For the first time in history, when an American president promises something, nothing happens. His idea to throw transgender people out of the Army? Ignored by the Pentagon. The threat of using military force in Venezuela? Congress acted as if it hadn’t heard anything. The warning that he was going to eradicate the North Korean regime? Completely ineffective. The repeated orders for the attorney general to investigate Clinton for the private email accounts she had as secretary of state? They all fell on deaf ears.

Congress, diplomatic institutions, generals, government employees, Trump’s party and even his own administration acted as though the president hadn’t spoken. Everything keeps going in Washington while Trump wastes a president’s supposedly valuable time engaging in heated debates with the media and on the Internet.

In that regard as well, Trump is a president who can only be explained in the context of this era.

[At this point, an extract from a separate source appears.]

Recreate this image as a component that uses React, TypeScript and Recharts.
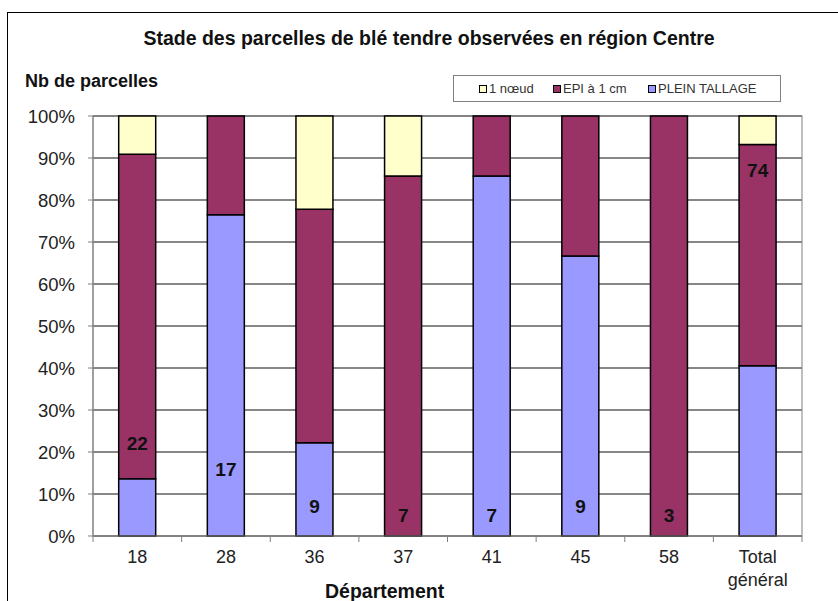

On Twitter, he spews statements that no sane politician would dare utter in a speech to the nation or to Congress. It appears as though he’s using social media to communicate with, consult, and listen to citizens, but all he’s doing is releasing bits and pieces of the long, half-inflammatory, half-comical monologue that the American presidency is turning into.

Anyone would say that by making himself so irrelevant, Trump is only hurting himself. But the situation is more serious than that. His provocations may come to nothing, but all Americans are paying a high price for having a president who’s slowly and steadily losing all moral authority.


Donald Trump: presidente intrascendente
En Washington empieza a cundir la sensación de que el jefe de Gobierno es irrelevante



En la era del ruido y la furia de las redes sociales, ha nacido la primera presidencia intrascendente de la historia. Una nueva teoría se ha instalado en Washington, ante el espanto generalizado que provocó el presidente de Estados Unidos al definir como “gente excelente” a los grupos racistas que mataron a tres personas en Charlottesville. Estados Unidos debe admitir que lo que dice y hace el que antes era el líder del mundo libre ya no importa, porque no tiene más efecto que el de escandalizar.

Considérense las revolucionarias promesas de Donald Trump en la campaña electoral del año pasado: construir un muro con México, que México pague el muro, eliminar la agencia medioambiental, anular la reforma sanitaria, prohibir que los musulmanes entren en el país, llevar a Hillary Clinton a los tribunales, permitir a la CIA que torture de nuevo o invalidar el acuerdo nuclear con Irán, por ejemplo. Afortunadamente para muchos, en siete meses Trump no ha cumplido nada, salvo desbloquear el nombramiento de un juez del Tribunal Supremo.

Por primera vez, cuando un presidente de EE UU promete algo, no sucede nada. ¿Su ocurrencia de expulsar a los transexuales del Ejército? Ignorada por el Pentágono ¿La amenaza de emplear la fuerza militar en Venezuela? El Congreso hizo como si no hubiera oído nada ¿La advertencia de que iba a erradicar al régimen norcoreano? Sin efecto alguno. ¿Las repetidas órdenes al fiscal jefe para que investigue a Clinton por sus cuentas de correo privadas cuando era ministra? Desoídas una vez tras otra.

Su partido, el Congreso, la diplomacia, los generales, los funcionarios y hasta su propio Gobierno actúan como si el presidente no hubiera hablado. Todo sigue su marcha en Washington mientras Trump desperdicia un tiempo que para un presidente se supone precioso en acalorados debates con la prensa y en las redes sociales.

También en ese sentido Trump es un presidente que sólo puede explicarse en esta época. Las frases que cualquier político cabal no se atrevería decir en un discurso a la nación o al Congreso las vierte sin problemas en Twitter. Parece que dialoga, que se asesora, que escucha a los ciudadanos a través de las redes sociales, pero lo único que hace es soltar pequeños pedazos del gran monólogo a veces provocador, a veces cómico, en el que está convirtiendo la presidencia norteamericana.

Cualquiera diría que arrinconándose en esa irrelevancia, Trump solo se hace daño a sí mismo. Pero es más grave. Sus provocaciones pueden quedar en nada, pero los estadounidenses, todos, pagan ya un alto precio por tener un presidente que va perdiendo, poco a poco y sin pausa, toda su autoridad moral.